YOUR TASK
Go through the listing below and list every line with "matches".
------------------------------------------------------------
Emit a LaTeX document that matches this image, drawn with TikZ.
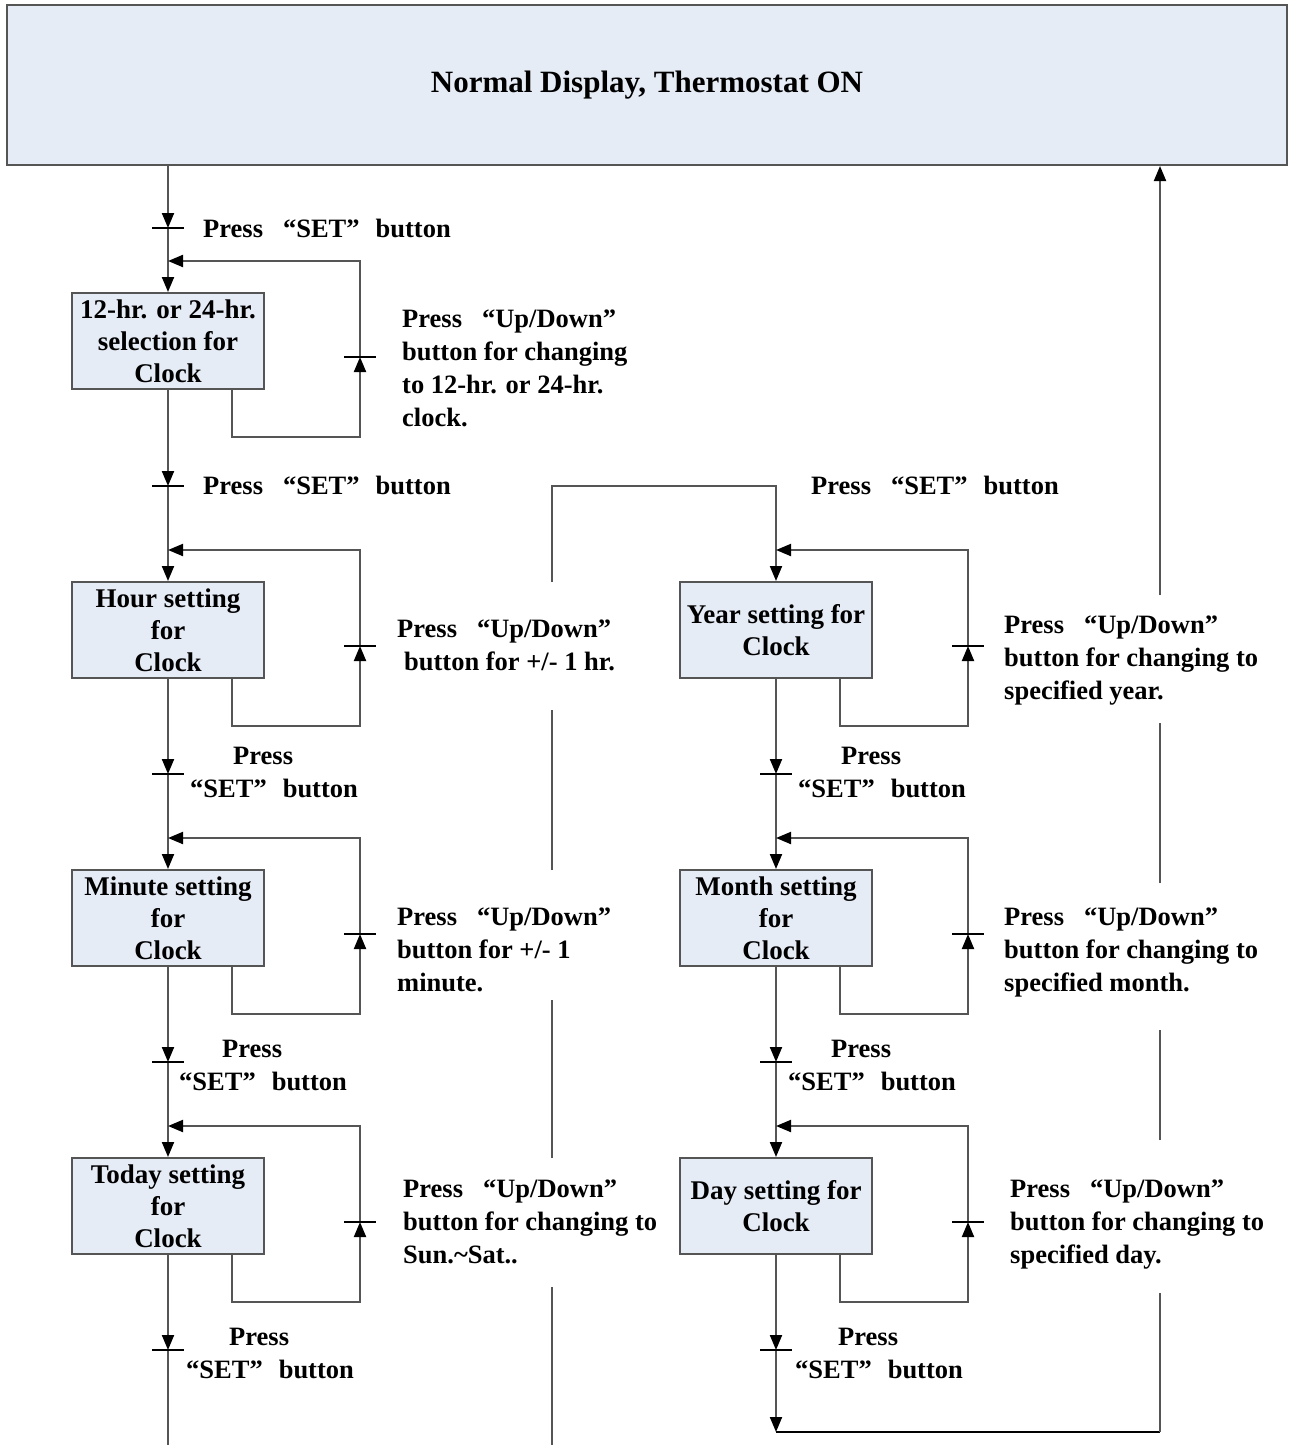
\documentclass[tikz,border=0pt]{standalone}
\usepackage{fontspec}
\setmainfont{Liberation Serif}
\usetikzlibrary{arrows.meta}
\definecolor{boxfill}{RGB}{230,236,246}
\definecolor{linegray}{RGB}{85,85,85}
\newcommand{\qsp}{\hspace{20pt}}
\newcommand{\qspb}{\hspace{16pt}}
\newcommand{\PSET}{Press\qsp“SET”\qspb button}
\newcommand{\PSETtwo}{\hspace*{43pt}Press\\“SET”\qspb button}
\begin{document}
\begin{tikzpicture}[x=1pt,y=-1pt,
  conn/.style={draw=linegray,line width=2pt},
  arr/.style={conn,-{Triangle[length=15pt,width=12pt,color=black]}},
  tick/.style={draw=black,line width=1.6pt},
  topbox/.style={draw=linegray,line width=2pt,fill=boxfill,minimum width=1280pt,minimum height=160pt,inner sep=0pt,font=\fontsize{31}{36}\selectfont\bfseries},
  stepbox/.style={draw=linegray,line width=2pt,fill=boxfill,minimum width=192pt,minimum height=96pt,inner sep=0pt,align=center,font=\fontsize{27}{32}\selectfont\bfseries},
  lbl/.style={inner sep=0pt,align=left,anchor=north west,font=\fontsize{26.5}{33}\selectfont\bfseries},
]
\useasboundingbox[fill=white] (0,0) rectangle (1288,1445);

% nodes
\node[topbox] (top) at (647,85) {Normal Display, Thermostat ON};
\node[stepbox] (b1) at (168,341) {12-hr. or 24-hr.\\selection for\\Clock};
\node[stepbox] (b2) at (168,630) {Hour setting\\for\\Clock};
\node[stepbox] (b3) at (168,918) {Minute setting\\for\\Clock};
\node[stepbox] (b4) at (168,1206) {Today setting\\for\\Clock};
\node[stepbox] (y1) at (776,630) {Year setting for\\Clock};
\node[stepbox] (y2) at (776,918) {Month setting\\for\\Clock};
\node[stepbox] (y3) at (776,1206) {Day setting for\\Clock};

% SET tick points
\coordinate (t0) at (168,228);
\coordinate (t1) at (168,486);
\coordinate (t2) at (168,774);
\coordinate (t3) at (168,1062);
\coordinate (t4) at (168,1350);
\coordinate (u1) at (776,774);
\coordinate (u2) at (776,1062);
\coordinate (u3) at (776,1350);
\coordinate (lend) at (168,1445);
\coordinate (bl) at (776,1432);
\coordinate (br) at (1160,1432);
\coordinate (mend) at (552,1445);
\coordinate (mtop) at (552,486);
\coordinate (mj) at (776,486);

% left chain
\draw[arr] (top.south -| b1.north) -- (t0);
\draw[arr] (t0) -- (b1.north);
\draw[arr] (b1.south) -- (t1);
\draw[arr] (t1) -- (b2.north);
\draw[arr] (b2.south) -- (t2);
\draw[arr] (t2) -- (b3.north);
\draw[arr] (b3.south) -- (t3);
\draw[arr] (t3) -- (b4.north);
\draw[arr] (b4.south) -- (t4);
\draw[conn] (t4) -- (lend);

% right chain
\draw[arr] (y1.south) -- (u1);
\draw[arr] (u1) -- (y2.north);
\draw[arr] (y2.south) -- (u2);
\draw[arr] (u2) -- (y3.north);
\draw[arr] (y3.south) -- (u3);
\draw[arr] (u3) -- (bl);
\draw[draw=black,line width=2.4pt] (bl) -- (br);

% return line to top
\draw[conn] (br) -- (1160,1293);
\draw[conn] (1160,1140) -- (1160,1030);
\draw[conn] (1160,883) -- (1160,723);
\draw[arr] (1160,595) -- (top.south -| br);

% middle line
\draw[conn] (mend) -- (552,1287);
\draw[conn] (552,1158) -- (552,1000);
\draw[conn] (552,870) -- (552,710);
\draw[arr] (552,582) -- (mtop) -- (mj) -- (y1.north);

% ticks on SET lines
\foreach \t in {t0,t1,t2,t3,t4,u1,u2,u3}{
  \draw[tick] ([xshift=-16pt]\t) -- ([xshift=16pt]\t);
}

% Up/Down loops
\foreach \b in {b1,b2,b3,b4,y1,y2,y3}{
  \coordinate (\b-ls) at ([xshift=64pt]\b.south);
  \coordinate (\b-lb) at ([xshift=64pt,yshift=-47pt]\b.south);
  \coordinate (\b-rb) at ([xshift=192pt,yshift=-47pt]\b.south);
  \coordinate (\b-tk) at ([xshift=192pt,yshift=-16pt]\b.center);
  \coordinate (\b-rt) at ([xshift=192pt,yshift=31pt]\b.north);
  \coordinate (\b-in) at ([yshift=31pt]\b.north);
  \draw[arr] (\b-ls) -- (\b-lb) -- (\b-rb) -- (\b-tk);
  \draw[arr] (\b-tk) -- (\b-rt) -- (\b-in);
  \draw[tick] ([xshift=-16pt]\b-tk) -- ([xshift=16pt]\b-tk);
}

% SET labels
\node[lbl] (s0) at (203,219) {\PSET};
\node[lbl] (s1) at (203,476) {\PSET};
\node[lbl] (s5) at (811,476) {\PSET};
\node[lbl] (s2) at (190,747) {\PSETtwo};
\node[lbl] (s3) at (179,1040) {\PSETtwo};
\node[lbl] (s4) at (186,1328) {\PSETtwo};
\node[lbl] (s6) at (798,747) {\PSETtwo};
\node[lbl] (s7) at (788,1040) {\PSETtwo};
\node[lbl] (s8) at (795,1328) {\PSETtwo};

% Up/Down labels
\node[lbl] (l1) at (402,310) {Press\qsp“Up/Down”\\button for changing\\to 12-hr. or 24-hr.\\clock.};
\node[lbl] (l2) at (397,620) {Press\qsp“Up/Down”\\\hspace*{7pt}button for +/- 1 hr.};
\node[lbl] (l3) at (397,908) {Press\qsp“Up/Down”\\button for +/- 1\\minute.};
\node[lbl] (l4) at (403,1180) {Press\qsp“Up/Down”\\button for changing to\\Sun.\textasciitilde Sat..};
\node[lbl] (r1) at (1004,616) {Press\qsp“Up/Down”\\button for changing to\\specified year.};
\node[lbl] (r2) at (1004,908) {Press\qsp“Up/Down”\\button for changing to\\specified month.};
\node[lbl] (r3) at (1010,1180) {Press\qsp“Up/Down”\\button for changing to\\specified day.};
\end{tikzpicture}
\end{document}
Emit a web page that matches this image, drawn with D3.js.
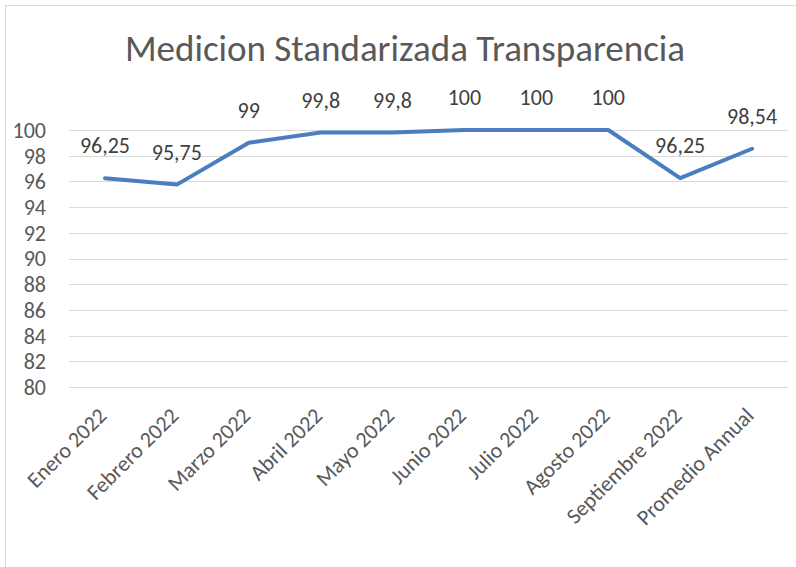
------------------------------------------------------------
TASK ANSWER
Emit a LaTeX document that matches this image, drawn with TikZ.
Emit a web page that matches this image, drawn with D3.js.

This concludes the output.